Major Trades – Colorado’s first-round draft pick and Columbus’ third-round draft pick (R.J. Umberger, fourth-round draft pick), Gilbert Brule (Raffi Torres), Nikolai Zherdev and Dan Fritsche (Fedor Tyutin and Christian Backman), Clay Wilson and sixth-round draft pick (Jason Williams), Pascal Leclaire and second-round draft pick (Antoine Vermette)

Howson made some good moves and some questionable moves during the offseason after a productive draft.  Four of the Jackets draft picks have played in the NHL to varying degrees of success, with Goloubef logging heavy minutes at the AHL level.  The acquisition of Umberger has been significant for the Blue Jackets.  Umberger hasn’t missed a single game since the trade and the former Ohio State Buckeye has become a fan-favorite mostly for his intensity and outspokenness.  Howson continued to add players that fit the mold of then head coach Ken Hitchcock with the signing of free agent Mike Commodore, a big bruising defenseman who had playoff and Stanley Cup experience from his time in Carolina, and the trade of former first-round pick Brule for agitator Raffi Torres.  Howson also shipped out the enigmatic Zherdev and brought in two defenseman in Tyutin and Backman.  Tyutin has been a solid fixture on the blueline since while Backman had a year most fans would like to forget.  Unfortunately some of the moves were questionable at best.  When your head coach plays a defensive-style of game that requires the forwards to backcheck well it defies logic to draft and sign two players who play defense like Spanish matadors.  The selection of Nikita Filatov would have made sense with a different coach, but with a bevy of players available more suited to Hitchcock’s style the choice made no sense.  The signing of Huselius was equally questionable.  Graced with exceptional skill and vision Huselius can be a marvel to watch with the puck.  Unfortunately he is streaky and doesn’t play as well without the puck.  With the team in the mix for the playoffs Howson went out and brought in some help at the deadline acquiring two skilled forwards in WIlliams and Vermette while only giving up draft picks and Leclaire, a good goalie when healthy which unfortunately was never.

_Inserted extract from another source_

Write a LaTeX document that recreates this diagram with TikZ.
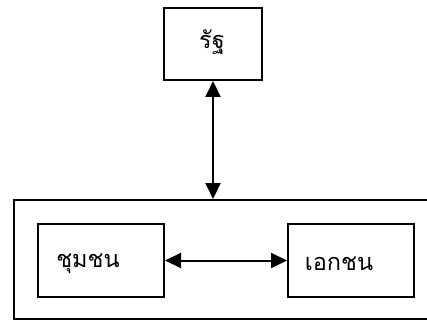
\documentclass[tikz,border=0pt]{standalone}
\usepackage{fontspec}
\newfontfamily\thaifont[Script=Thai]{Loma}
\usetikzlibrary{arrows.meta}
\begin{document}
\begin{tikzpicture}[x=1pt,y=-1pt,
  box/.style={draw,line width=2pt,inner sep=0pt,anchor=north west},
  lbl/.style={font=\thaifont\fontsize{23.5}{28}\selectfont,inner sep=0pt},
  conn/.style={line width=2pt,{Triangle[length=16pt,width=15pt]}-{Triangle[length=16pt,width=15pt]}}]
\useasboundingbox (0,0) rectangle (427,320);
\node[box,minimum width=98pt,minimum height=72pt] (state) at (163,7) {};
\node[lbl] (statet) at (212,42) {รัฐ};
\node[box,minimum width=430pt,minimum height=119pt] (outer) at (13,199) {};
\node[box,minimum width=126pt,minimum height=73pt] (comm) at (37,223) {};
\node[box,minimum width=126pt,minimum height=73pt] (priv) at (287,223) {};
\node[lbl] (commt) at (88,264) {ชุมชน};
\node[lbl] (privt) at (339,264) {เอกชน};
\draw[conn] (state.south) -- (state.south |- outer.north);
\draw[conn] (comm.east) -- (priv.west);
\end{tikzpicture}
\end{document}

The team went on to make the playoffs where they were swept by the division rival Detroit Red Wings in four games.  While he should get credit for bringing in solid players at a good price like Tyutin, Vermette, Umberger, and Torres, Howson also overpaid Commodore (since bought-out) and Huselius.  His drafting improved from the previous year, but as with the trades there didn’t seem to be a cohesive vision, he simply wasn’t drafting or signing players that fit they system the current coach was playing.  Howson’s main goals in his first two seasons were to re-stock the prospect pool, improve the defense, and find more top-line players.   In doing so he overspent on questionable free-agent signings, but the trades he brokered showed deftness and ability to get good value for his assets.  Howson’s propensity to overspend on marginal signings and unwarranted contract extensions would come to be a serious concern in the coming years.